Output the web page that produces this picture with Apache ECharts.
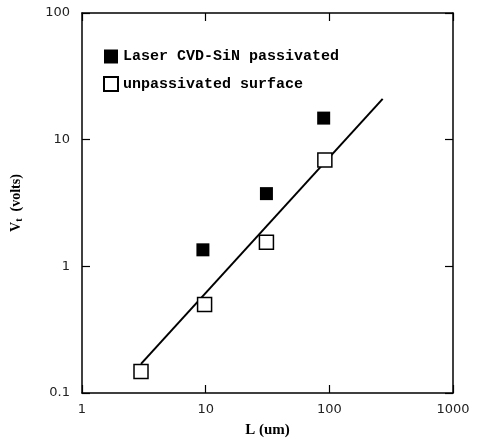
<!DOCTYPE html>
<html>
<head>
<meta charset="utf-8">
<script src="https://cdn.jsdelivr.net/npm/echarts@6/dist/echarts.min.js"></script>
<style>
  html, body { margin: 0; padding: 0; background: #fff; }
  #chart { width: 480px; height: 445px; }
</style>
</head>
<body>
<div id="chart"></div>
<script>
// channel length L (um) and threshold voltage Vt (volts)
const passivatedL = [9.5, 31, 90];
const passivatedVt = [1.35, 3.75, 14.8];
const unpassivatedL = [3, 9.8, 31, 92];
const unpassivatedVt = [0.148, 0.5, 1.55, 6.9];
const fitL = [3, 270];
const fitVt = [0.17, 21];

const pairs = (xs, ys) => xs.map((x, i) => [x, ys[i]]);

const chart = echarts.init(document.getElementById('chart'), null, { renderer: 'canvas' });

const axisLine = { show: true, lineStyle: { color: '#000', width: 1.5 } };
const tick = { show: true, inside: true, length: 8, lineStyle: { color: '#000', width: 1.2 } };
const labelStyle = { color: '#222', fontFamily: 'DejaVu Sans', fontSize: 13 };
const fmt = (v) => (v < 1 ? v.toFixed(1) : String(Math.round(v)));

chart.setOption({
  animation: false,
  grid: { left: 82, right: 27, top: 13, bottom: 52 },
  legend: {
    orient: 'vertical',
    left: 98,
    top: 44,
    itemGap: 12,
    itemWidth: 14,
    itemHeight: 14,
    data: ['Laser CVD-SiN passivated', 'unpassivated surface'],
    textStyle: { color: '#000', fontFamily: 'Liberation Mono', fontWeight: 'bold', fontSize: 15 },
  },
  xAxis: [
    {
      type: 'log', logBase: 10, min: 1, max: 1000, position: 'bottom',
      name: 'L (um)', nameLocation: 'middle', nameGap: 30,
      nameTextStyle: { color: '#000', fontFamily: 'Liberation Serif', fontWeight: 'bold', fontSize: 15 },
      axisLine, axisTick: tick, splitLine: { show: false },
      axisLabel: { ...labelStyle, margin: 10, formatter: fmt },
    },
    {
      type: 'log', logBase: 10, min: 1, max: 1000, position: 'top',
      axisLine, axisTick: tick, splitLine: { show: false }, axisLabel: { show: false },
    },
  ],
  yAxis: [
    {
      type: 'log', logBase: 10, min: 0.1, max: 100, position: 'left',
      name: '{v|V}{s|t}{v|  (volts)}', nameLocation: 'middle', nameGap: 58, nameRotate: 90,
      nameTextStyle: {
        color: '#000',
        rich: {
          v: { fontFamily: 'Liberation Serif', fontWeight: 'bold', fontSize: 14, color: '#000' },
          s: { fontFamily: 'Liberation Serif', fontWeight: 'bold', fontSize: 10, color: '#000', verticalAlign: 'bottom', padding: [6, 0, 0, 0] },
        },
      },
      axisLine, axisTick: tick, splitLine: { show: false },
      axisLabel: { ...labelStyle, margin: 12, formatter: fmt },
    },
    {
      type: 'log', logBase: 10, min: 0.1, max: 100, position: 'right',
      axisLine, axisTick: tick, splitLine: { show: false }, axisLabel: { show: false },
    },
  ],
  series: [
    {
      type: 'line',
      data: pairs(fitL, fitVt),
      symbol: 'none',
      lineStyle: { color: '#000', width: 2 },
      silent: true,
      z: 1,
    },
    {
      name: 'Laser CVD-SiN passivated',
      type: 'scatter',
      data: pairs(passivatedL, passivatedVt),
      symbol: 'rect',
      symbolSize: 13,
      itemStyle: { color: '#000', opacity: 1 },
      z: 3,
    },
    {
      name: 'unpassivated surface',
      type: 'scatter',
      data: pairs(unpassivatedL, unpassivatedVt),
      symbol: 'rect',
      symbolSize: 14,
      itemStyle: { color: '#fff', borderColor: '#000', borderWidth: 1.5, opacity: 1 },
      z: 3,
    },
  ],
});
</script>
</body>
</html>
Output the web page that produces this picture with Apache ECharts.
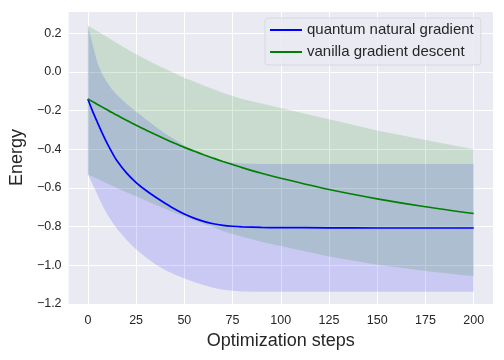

++++++

#### STATED TASK:
Skip the pictures, then retype every line above exactly.

#### ANSWER TO THE EXERCISE:
Output the web page that produces this picture with Apache ECharts.
<!DOCTYPE html>
<html>
<head>
<meta charset="utf-8">
<script src="https://cdn.jsdelivr.net/npm/echarts@6/dist/echarts.min.js"></script>
<style>
  html, body { margin: 0; padding: 0; background: #fff; }
  #chart { width: 480px; height: 445px; }
</style>
</head>
<body>
<div id="chart"></div>
<script>
// channel length L (um) and threshold voltage Vt (volts)
const passivatedL = [9.5, 31, 90];
const passivatedVt = [1.35, 3.75, 14.8];
const unpassivatedL = [3, 9.8, 31, 92];
const unpassivatedVt = [0.148, 0.5, 1.55, 6.9];
const fitL = [3, 270];
const fitVt = [0.17, 21];

const pairs = (xs, ys) => xs.map((x, i) => [x, ys[i]]);

const chart = echarts.init(document.getElementById('chart'), null, { renderer: 'canvas' });

const axisLine = { show: true, lineStyle: { color: '#000', width: 1.5 } };
const tick = { show: true, inside: true, length: 8, lineStyle: { color: '#000', width: 1.2 } };
const labelStyle = { color: '#222', fontFamily: 'DejaVu Sans', fontSize: 13 };
const fmt = (v) => (v < 1 ? v.toFixed(1) : String(Math.round(v)));

chart.setOption({
  animation: false,
  grid: { left: 82, right: 27, top: 13, bottom: 52 },
  legend: {
    orient: 'vertical',
    left: 98,
    top: 44,
    itemGap: 12,
    itemWidth: 14,
    itemHeight: 14,
    data: ['Laser CVD-SiN passivated', 'unpassivated surface'],
    textStyle: { color: '#000', fontFamily: 'Liberation Mono', fontWeight: 'bold', fontSize: 15 },
  },
  xAxis: [
    {
      type: 'log', logBase: 10, min: 1, max: 1000, position: 'bottom',
      name: 'L (um)', nameLocation: 'middle', nameGap: 30,
      nameTextStyle: { color: '#000', fontFamily: 'Liberation Serif', fontWeight: 'bold', fontSize: 15 },
      axisLine, axisTick: tick, splitLine: { show: false },
      axisLabel: { ...labelStyle, margin: 10, formatter: fmt },
    },
    {
      type: 'log', logBase: 10, min: 1, max: 1000, position: 'top',
      axisLine, axisTick: tick, splitLine: { show: false }, axisLabel: { show: false },
    },
  ],
  yAxis: [
    {
      type: 'log', logBase: 10, min: 0.1, max: 100, position: 'left',
      name: '{v|V}{s|t}{v|  (volts)}', nameLocation: 'middle', nameGap: 58, nameRotate: 90,
      nameTextStyle: {
        color: '#000',
        rich: {
          v: { fontFamily: 'Liberation Serif', fontWeight: 'bold', fontSize: 14, color: '#000' },
          s: { fontFamily: 'Liberation Serif', fontWeight: 'bold', fontSize: 10, color: '#000', verticalAlign: 'bottom', padding: [6, 0, 0, 0] },
        },
      },
      axisLine, axisTick: tick, splitLine: { show: false },
      axisLabel: { ...labelStyle, margin: 12, formatter: fmt },
    },
    {
      type: 'log', logBase: 10, min: 0.1, max: 100, position: 'right',
      axisLine, axisTick: tick, splitLine: { show: false }, axisLabel: { show: false },
    },
  ],
  series: [
    {
      type: 'line',
      data: pairs(fitL, fitVt),
      symbol: 'none',
      lineStyle: { color: '#000', width: 2 },
      silent: true,
      z: 1,
    },
    {
      name: 'Laser CVD-SiN passivated',
      type: 'scatter',
      data: pairs(passivatedL, passivatedVt),
      symbol: 'rect',
      symbolSize: 13,
      itemStyle: { color: '#000', opacity: 1 },
      z: 3,
    },
    {
      name: 'unpassivated surface',
      type: 'scatter',
      data: pairs(unpassivatedL, unpassivatedVt),
      symbol: 'rect',
      symbolSize: 14,
      itemStyle: { color: '#fff', borderColor: '#000', borderWidth: 1.5, opacity: 1 },
      z: 3,
    },
  ],
});
</script>
</body>
</html>
Output the web page that produces this picture with Apache ECharts.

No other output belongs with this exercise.